:: TASK DESCRIPTION ::
Without the pictures, print the lines running from the beginning of the material to the line containing "-81.1, -123.7, -221.4];", both ends included.

[Dataset entries]

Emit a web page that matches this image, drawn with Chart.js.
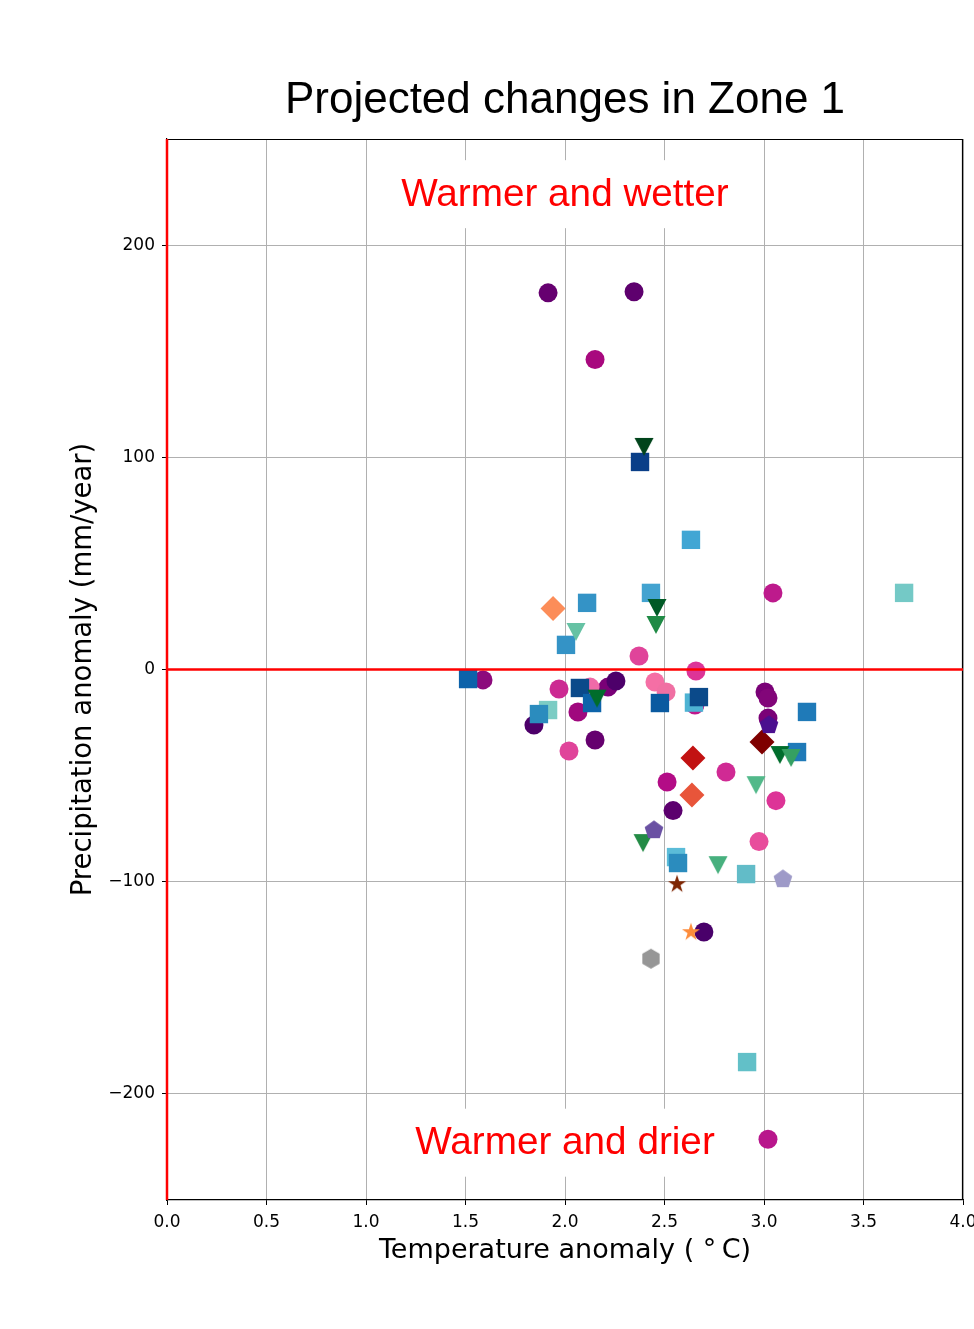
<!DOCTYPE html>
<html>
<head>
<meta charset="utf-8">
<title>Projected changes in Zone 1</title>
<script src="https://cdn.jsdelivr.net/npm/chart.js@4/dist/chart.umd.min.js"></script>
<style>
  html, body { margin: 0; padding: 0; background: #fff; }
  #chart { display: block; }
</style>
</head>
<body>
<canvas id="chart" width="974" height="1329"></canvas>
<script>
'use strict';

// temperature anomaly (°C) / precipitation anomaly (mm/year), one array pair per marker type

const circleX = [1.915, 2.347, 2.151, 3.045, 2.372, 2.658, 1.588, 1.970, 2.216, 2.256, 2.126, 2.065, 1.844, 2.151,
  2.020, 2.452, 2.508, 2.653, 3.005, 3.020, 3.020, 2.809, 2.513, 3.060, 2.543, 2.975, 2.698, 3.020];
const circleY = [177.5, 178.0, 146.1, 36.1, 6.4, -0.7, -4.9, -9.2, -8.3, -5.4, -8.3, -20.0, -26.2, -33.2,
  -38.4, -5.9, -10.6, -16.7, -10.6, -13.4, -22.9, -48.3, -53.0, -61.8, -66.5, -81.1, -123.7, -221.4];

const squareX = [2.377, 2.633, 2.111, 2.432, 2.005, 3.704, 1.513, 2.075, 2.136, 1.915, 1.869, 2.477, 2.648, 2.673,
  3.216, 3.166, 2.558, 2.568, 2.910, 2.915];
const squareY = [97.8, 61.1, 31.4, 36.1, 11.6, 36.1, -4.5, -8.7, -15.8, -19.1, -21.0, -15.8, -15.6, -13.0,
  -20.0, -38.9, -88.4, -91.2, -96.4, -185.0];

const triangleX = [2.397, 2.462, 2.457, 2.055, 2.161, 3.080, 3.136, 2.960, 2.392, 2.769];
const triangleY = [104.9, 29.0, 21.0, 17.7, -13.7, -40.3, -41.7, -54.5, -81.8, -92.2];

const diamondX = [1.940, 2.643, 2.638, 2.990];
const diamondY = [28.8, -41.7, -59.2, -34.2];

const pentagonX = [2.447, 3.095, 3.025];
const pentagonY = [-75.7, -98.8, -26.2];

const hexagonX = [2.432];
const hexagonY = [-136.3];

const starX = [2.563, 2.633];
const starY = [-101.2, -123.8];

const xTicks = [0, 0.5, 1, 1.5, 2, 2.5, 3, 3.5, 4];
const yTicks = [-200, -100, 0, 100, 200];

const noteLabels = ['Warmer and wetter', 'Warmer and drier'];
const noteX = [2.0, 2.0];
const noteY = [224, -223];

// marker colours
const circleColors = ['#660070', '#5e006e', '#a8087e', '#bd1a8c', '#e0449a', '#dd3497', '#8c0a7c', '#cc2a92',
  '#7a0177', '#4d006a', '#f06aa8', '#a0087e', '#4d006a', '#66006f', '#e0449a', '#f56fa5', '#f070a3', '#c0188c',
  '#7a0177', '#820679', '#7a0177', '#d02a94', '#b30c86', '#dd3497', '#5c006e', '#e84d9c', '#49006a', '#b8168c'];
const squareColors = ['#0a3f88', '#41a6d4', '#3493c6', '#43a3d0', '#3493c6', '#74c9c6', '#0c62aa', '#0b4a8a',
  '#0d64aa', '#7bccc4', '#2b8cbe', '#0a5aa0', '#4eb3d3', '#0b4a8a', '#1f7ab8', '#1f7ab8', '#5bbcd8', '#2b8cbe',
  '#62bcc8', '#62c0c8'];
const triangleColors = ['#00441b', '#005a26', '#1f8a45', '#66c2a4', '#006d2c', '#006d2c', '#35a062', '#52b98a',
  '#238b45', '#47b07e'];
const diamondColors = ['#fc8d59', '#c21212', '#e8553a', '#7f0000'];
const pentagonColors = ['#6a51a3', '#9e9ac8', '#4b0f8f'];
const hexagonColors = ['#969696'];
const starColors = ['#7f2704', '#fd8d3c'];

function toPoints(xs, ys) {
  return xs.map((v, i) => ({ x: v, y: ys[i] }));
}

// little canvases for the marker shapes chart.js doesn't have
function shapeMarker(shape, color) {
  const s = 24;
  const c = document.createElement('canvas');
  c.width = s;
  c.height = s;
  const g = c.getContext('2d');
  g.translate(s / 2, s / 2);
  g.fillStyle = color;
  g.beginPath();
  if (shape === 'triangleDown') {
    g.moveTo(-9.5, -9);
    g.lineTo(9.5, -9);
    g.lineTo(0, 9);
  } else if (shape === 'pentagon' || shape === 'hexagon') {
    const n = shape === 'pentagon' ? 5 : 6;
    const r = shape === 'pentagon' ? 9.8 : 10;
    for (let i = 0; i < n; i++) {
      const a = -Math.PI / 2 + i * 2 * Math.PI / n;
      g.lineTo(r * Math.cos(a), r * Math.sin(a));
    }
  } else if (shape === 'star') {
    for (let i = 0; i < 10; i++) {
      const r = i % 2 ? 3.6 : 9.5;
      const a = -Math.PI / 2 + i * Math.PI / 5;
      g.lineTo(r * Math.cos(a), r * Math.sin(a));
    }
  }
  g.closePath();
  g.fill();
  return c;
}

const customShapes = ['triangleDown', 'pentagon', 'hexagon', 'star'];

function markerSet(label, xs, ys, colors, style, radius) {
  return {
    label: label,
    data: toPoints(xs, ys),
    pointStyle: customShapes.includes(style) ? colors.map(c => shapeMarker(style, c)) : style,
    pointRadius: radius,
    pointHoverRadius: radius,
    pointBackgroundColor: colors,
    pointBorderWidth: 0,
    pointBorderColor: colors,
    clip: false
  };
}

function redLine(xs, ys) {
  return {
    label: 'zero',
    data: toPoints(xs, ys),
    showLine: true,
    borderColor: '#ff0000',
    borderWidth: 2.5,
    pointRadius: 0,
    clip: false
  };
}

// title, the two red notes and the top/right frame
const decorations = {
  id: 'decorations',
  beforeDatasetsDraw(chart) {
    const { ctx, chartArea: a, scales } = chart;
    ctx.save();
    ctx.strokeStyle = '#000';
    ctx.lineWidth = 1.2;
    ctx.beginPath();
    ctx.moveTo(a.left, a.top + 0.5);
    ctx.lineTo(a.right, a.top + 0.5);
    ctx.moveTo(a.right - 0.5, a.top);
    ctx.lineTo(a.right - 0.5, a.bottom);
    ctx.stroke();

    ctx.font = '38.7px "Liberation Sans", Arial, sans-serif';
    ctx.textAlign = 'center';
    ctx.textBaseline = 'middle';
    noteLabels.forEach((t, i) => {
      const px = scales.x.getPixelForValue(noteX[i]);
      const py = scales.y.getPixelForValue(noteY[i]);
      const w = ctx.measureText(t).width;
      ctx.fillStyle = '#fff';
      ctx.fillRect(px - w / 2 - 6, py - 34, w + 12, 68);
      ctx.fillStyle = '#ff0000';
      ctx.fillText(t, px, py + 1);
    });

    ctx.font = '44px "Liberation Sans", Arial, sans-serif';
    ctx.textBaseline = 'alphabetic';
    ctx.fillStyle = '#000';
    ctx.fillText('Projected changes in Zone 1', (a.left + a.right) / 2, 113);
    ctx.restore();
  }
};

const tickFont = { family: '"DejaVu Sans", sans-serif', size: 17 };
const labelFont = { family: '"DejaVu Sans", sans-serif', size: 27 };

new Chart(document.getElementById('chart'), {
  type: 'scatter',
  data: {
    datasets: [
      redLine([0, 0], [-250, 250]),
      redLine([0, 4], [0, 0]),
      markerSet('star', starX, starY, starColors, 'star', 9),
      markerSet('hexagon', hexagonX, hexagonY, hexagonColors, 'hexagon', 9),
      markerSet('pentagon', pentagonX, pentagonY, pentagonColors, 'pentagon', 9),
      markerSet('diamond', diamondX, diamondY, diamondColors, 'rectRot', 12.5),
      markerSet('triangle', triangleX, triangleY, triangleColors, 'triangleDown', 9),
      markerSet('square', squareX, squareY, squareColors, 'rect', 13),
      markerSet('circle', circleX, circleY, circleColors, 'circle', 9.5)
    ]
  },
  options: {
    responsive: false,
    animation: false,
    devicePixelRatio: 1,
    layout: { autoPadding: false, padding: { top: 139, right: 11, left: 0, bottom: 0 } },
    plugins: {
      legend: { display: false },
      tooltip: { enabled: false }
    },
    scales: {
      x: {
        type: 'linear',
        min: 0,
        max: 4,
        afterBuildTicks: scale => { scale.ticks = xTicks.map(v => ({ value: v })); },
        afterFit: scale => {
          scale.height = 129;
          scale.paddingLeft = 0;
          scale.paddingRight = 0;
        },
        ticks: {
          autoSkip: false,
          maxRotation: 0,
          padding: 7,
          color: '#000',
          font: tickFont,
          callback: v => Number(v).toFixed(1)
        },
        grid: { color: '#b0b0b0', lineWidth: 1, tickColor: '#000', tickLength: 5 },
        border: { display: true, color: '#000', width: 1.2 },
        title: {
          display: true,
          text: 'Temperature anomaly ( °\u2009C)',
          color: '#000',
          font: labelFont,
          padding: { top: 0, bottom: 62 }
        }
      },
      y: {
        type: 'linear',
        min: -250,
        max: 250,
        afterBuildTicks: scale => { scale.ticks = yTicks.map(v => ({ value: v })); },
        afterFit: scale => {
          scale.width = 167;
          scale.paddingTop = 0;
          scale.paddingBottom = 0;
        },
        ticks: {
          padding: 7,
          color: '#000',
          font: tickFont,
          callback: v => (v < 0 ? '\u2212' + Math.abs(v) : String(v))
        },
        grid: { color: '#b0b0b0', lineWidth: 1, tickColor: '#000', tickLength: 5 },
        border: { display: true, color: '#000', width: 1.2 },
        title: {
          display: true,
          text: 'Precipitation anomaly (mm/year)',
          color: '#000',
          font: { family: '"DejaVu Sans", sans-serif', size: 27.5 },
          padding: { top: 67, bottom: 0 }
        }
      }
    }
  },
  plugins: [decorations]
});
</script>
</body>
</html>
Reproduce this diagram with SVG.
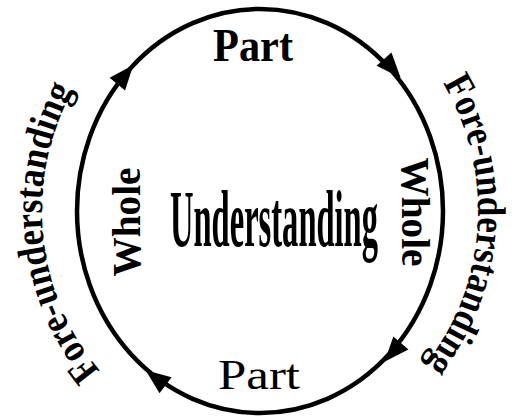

:: RESULT ::
Emit a web page that matches this image, drawn with Chart.js.
<!DOCTYPE html>
<html>
<head>
<meta charset="utf-8">
<title>Projected changes in Zone 1</title>
<script src="https://cdn.jsdelivr.net/npm/chart.js@4/dist/chart.umd.min.js"></script>
<style>
  html, body { margin: 0; padding: 0; background: #fff; }
  #chart { display: block; }
</style>
</head>
<body>
<canvas id="chart" width="974" height="1329"></canvas>
<script>
'use strict';

// temperature anomaly (°C) / precipitation anomaly (mm/year), one array pair per marker type

const circleX = [1.915, 2.347, 2.151, 3.045, 2.372, 2.658, 1.588, 1.970, 2.216, 2.256, 2.126, 2.065, 1.844, 2.151,
  2.020, 2.452, 2.508, 2.653, 3.005, 3.020, 3.020, 2.809, 2.513, 3.060, 2.543, 2.975, 2.698, 3.020];
const circleY = [177.5, 178.0, 146.1, 36.1, 6.4, -0.7, -4.9, -9.2, -8.3, -5.4, -8.3, -20.0, -26.2, -33.2,
  -38.4, -5.9, -10.6, -16.7, -10.6, -13.4, -22.9, -48.3, -53.0, -61.8, -66.5, -81.1, -123.7, -221.4];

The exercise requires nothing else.